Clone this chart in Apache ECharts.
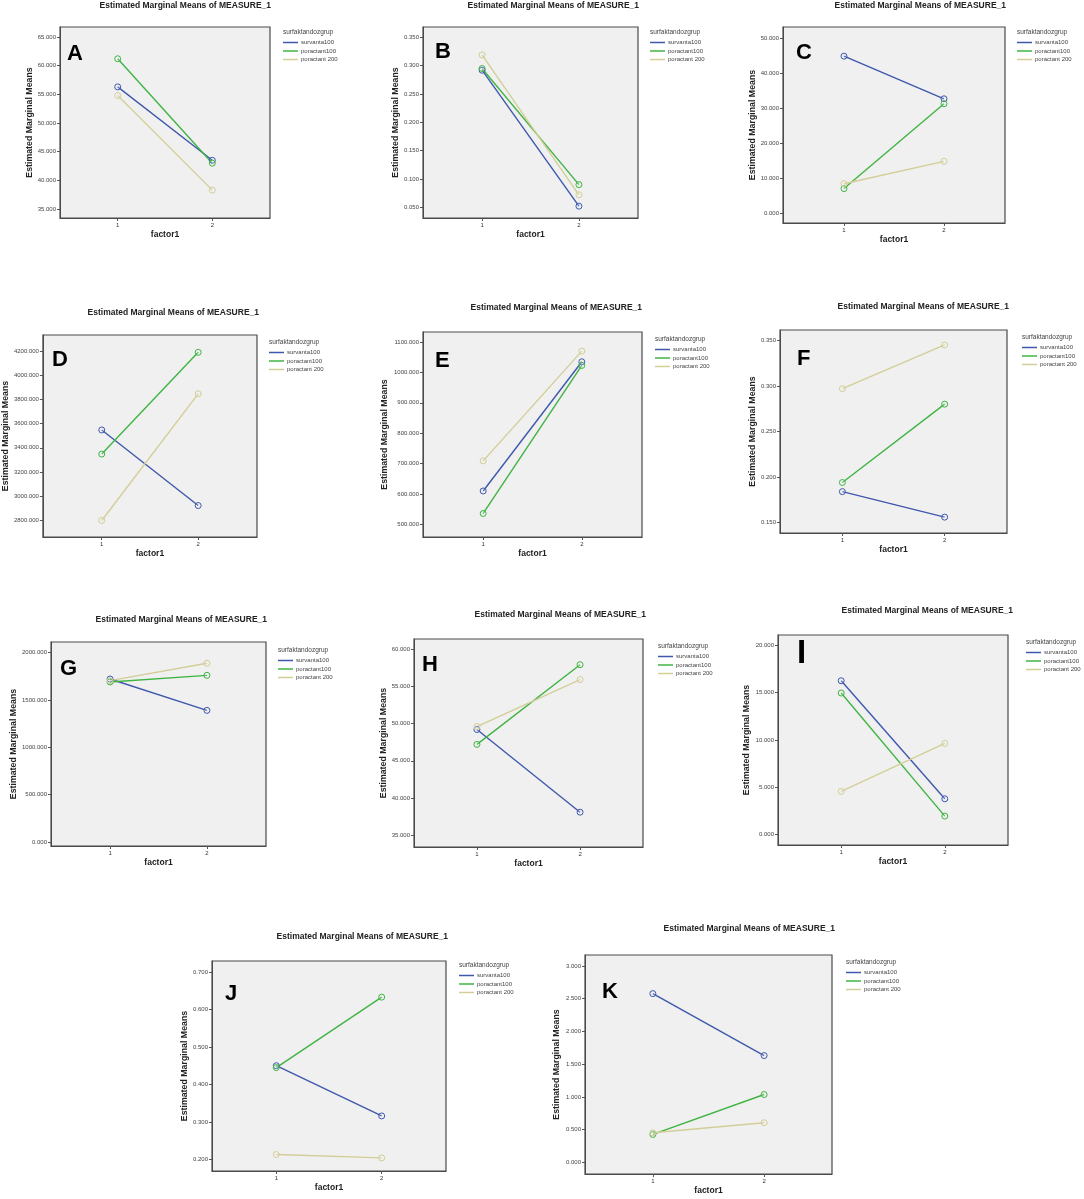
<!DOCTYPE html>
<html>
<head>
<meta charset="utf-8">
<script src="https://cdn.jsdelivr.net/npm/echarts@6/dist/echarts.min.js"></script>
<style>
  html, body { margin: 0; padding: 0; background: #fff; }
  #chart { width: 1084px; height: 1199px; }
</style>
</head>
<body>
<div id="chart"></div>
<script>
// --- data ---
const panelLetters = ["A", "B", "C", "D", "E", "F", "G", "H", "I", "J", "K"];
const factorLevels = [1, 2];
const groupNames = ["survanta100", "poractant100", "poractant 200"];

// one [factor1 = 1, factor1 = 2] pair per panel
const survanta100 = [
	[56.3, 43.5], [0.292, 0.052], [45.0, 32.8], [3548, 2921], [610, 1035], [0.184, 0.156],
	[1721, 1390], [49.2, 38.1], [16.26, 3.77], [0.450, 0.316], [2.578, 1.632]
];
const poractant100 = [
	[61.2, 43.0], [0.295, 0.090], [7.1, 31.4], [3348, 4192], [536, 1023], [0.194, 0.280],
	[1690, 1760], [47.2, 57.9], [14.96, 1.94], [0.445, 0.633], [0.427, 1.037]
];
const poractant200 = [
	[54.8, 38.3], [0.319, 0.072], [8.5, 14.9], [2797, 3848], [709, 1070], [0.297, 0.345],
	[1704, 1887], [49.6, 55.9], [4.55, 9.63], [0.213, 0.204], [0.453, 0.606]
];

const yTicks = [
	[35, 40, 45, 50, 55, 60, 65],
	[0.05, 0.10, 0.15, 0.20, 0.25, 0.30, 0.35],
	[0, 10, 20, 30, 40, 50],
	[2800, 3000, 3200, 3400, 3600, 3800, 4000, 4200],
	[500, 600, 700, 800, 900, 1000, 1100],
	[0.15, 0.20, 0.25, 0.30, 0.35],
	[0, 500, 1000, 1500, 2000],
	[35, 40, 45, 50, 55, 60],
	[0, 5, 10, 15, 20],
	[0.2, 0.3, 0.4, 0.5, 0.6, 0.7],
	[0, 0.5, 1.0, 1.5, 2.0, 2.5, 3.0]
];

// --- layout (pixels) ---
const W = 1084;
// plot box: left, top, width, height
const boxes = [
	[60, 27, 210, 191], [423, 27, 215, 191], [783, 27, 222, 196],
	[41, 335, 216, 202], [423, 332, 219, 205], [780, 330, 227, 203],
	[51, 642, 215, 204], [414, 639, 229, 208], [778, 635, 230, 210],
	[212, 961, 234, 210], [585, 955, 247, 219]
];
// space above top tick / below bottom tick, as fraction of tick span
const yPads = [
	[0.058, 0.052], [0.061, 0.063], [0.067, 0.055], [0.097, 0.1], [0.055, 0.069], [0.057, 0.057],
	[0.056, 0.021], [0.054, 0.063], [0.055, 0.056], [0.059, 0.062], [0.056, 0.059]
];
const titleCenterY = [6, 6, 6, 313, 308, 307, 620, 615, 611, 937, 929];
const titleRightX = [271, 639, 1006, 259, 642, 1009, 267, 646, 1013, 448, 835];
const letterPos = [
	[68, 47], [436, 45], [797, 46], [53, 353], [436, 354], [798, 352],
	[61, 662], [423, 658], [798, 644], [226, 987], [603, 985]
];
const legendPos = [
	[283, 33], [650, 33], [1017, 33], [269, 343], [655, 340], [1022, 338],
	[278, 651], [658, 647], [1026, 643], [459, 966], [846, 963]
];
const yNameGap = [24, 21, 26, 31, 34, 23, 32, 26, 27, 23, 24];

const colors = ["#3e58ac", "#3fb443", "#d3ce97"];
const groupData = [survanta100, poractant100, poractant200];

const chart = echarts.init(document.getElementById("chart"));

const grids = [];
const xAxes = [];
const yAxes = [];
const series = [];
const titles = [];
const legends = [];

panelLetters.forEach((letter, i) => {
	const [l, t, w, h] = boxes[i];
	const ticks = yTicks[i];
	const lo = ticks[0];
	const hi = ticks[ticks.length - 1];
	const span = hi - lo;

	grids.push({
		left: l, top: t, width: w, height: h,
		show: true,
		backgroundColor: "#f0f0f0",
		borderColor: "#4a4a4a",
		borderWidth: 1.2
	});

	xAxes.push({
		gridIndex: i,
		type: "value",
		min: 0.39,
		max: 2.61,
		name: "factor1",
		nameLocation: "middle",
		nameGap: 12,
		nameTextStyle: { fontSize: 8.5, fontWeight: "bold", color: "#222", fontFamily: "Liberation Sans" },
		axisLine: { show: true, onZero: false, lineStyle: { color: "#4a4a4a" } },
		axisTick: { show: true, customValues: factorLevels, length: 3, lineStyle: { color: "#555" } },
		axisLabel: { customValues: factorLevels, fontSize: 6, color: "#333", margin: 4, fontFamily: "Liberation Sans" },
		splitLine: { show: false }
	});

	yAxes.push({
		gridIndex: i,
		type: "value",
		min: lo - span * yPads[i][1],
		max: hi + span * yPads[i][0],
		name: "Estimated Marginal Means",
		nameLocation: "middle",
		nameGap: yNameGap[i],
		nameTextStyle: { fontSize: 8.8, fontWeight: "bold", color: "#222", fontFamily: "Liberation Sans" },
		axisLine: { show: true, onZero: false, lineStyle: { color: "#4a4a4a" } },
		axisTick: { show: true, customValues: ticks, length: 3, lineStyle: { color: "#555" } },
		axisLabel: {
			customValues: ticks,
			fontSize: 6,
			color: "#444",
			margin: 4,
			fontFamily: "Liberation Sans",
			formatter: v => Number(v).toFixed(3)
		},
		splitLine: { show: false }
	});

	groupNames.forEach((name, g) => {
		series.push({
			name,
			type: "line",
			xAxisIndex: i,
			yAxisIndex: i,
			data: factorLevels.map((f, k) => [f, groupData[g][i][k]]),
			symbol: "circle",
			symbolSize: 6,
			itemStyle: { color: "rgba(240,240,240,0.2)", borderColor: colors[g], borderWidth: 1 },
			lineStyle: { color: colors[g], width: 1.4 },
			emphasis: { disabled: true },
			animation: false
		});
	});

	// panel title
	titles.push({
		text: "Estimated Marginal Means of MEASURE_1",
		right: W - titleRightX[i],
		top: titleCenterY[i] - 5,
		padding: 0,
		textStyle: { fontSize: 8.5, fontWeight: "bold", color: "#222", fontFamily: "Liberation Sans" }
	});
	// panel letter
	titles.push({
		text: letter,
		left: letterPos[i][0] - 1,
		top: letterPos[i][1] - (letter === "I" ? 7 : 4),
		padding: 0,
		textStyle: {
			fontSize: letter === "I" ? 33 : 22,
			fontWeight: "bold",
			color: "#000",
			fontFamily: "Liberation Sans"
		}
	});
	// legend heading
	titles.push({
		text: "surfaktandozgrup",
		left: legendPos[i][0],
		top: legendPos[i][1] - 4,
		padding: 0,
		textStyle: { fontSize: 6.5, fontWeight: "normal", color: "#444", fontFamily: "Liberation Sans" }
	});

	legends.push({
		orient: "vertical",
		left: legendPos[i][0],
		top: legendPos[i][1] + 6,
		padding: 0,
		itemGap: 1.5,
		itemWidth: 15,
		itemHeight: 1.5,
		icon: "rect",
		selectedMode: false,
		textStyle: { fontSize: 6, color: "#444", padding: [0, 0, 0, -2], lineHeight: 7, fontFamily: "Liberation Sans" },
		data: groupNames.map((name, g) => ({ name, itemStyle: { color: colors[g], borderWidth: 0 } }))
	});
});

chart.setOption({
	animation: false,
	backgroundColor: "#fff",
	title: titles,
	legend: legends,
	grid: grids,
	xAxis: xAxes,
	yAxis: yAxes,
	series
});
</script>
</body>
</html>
*-*-*
* [GIVEN PROBLEM]:
Leave out all pictures, then copy the remaining material exactly.

* [EXERCISE ANSWER]:
Clone this chart in Apache ECharts.
<!DOCTYPE html>
<html>
<head>
<meta charset="utf-8">
<script src="https://cdn.jsdelivr.net/npm/echarts@6/dist/echarts.min.js"></script>
<style>
  html, body { margin: 0; padding: 0; background: #fff; }
  #chart { width: 1084px; height: 1199px; }
</style>
</head>
<body>
<div id="chart"></div>
<script>
// --- data ---
const panelLetters = ["A", "B", "C", "D", "E", "F", "G", "H", "I", "J", "K"];
const factorLevels = [1, 2];
const groupNames = ["survanta100", "poractant100", "poractant 200"];

// one [factor1 = 1, factor1 = 2] pair per panel
const survanta100 = [
	[56.3, 43.5], [0.292, 0.052], [45.0, 32.8], [3548, 2921], [610, 1035], [0.184, 0.156],
	[1721, 1390], [49.2, 38.1], [16.26, 3.77], [0.450, 0.316], [2.578, 1.632]
];
const poractant100 = [
	[61.2, 43.0], [0.295, 0.090], [7.1, 31.4], [3348, 4192], [536, 1023], [0.194, 0.280],
	[1690, 1760], [47.2, 57.9], [14.96, 1.94], [0.445, 0.633], [0.427, 1.037]
];
const poractant200 = [
	[54.8, 38.3], [0.319, 0.072], [8.5, 14.9], [2797, 3848], [709, 1070], [0.297, 0.345],
	[1704, 1887], [49.6, 55.9], [4.55, 9.63], [0.213, 0.204], [0.453, 0.606]
];

const yTicks = [
	[35, 40, 45, 50, 55, 60, 65],
	[0.05, 0.10, 0.15, 0.20, 0.25, 0.30, 0.35],
	[0, 10, 20, 30, 40, 50],
	[2800, 3000, 3200, 3400, 3600, 3800, 4000, 4200],
	[500, 600, 700, 800, 900, 1000, 1100],
	[0.15, 0.20, 0.25, 0.30, 0.35],
	[0, 500, 1000, 1500, 2000],
	[35, 40, 45, 50, 55, 60],
	[0, 5, 10, 15, 20],
	[0.2, 0.3, 0.4, 0.5, 0.6, 0.7],
	[0, 0.5, 1.0, 1.5, 2.0, 2.5, 3.0]
];

// --- layout (pixels) ---
const W = 1084;
// plot box: left, top, width, height
const boxes = [
	[60, 27, 210, 191], [423, 27, 215, 191], [783, 27, 222, 196],
	[41, 335, 216, 202], [423, 332, 219, 205], [780, 330, 227, 203],
	[51, 642, 215, 204], [414, 639, 229, 208], [778, 635, 230, 210],
	[212, 961, 234, 210], [585, 955, 247, 219]
];
// space above top tick / below bottom tick, as fraction of tick span
const yPads = [
	[0.058, 0.052], [0.061, 0.063], [0.067, 0.055], [0.097, 0.1], [0.055, 0.069], [0.057, 0.057],
	[0.056, 0.021], [0.054, 0.063], [0.055, 0.056], [0.059, 0.062], [0.056, 0.059]
];
const titleCenterY = [6, 6, 6, 313, 308, 307, 620, 615, 611, 937, 929];
const titleRightX = [271, 639, 1006, 259, 642, 1009, 267, 646, 1013, 448, 835];
const letterPos = [
	[68, 47], [436, 45], [797, 46], [53, 353], [436, 354], [798, 352],
	[61, 662], [423, 658], [798, 644], [226, 987], [603, 985]
];
const legendPos = [
	[283, 33], [650, 33], [1017, 33], [269, 343], [655, 340], [1022, 338],
	[278, 651], [658, 647], [1026, 643], [459, 966], [846, 963]
];
const yNameGap = [24, 21, 26, 31, 34, 23, 32, 26, 27, 23, 24];

const colors = ["#3e58ac", "#3fb443", "#d3ce97"];
const groupData = [survanta100, poractant100, poractant200];

const chart = echarts.init(document.getElementById("chart"));

const grids = [];
const xAxes = [];
const yAxes = [];
const series = [];
const titles = [];
const legends = [];

panelLetters.forEach((letter, i) => {
	const [l, t, w, h] = boxes[i];
	const ticks = yTicks[i];
	const lo = ticks[0];
	const hi = ticks[ticks.length - 1];
	const span = hi - lo;

	grids.push({
		left: l, top: t, width: w, height: h,
		show: true,
		backgroundColor: "#f0f0f0",
		borderColor: "#4a4a4a",
		borderWidth: 1.2
	});

	xAxes.push({
		gridIndex: i,
		type: "value",
		min: 0.39,
		max: 2.61,
		name: "factor1",
		nameLocation: "middle",
		nameGap: 12,
		nameTextStyle: { fontSize: 8.5, fontWeight: "bold", color: "#222", fontFamily: "Liberation Sans" },
		axisLine: { show: true, onZero: false, lineStyle: { color: "#4a4a4a" } },
		axisTick: { show: true, customValues: factorLevels, length: 3, lineStyle: { color: "#555" } },
		axisLabel: { customValues: factorLevels, fontSize: 6, color: "#333", margin: 4, fontFamily: "Liberation Sans" },
		splitLine: { show: false }
	});

	yAxes.push({
		gridIndex: i,
		type: "value",
		min: lo - span * yPads[i][1],
		max: hi + span * yPads[i][0],
		name: "Estimated Marginal Means",
		nameLocation: "middle",
		nameGap: yNameGap[i],
		nameTextStyle: { fontSize: 8.8, fontWeight: "bold", color: "#222", fontFamily: "Liberation Sans" },
		axisLine: { show: true, onZero: false, lineStyle: { color: "#4a4a4a" } },
		axisTick: { show: true, customValues: ticks, length: 3, lineStyle: { color: "#555" } },
		axisLabel: {
			customValues: ticks,
			fontSize: 6,
			color: "#444",
			margin: 4,
			fontFamily: "Liberation Sans",
			formatter: v => Number(v).toFixed(3)
		},
		splitLine: { show: false }
	});

	groupNames.forEach((name, g) => {
		series.push({
			name,
			type: "line",
			xAxisIndex: i,
			yAxisIndex: i,
			data: factorLevels.map((f, k) => [f, groupData[g][i][k]]),
			symbol: "circle",
			symbolSize: 6,
			itemStyle: { color: "rgba(240,240,240,0.2)", borderColor: colors[g], borderWidth: 1 },
			lineStyle: { color: colors[g], width: 1.4 },
			emphasis: { disabled: true },
			animation: false
		});
	});

	// panel title
	titles.push({
		text: "Estimated Marginal Means of MEASURE_1",
		right: W - titleRightX[i],
		top: titleCenterY[i] - 5,
		padding: 0,
		textStyle: { fontSize: 8.5, fontWeight: "bold", color: "#222", fontFamily: "Liberation Sans" }
	});
	// panel letter
	titles.push({
		text: letter,
		left: letterPos[i][0] - 1,
		top: letterPos[i][1] - (letter === "I" ? 7 : 4),
		padding: 0,
		textStyle: {
			fontSize: letter === "I" ? 33 : 22,
			fontWeight: "bold",
			color: "#000",
			fontFamily: "Liberation Sans"
		}
	});
	// legend heading
	titles.push({
		text: "surfaktandozgrup",
		left: legendPos[i][0],
		top: legendPos[i][1] - 4,
		padding: 0,
		textStyle: { fontSize: 6.5, fontWeight: "normal", color: "#444", fontFamily: "Liberation Sans" }
	});

	legends.push({
		orient: "vertical",
		left: legendPos[i][0],
		top: legendPos[i][1] + 6,
		padding: 0,
		itemGap: 1.5,
		itemWidth: 15,
		itemHeight: 1.5,
		icon: "rect",
		selectedMode: false,
		textStyle: { fontSize: 6, color: "#444", padding: [0, 0, 0, -2], lineHeight: 7, fontFamily: "Liberation Sans" },
		data: groupNames.map((name, g) => ({ name, itemStyle: { color: colors[g], borderWidth: 0 } }))
	});
});

chart.setOption({
	animation: false,
	backgroundColor: "#fff",
	title: titles,
	legend: legends,
	grid: grids,
	xAxis: xAxes,
	yAxis: yAxes,
	series
});
</script>
</body>
</html>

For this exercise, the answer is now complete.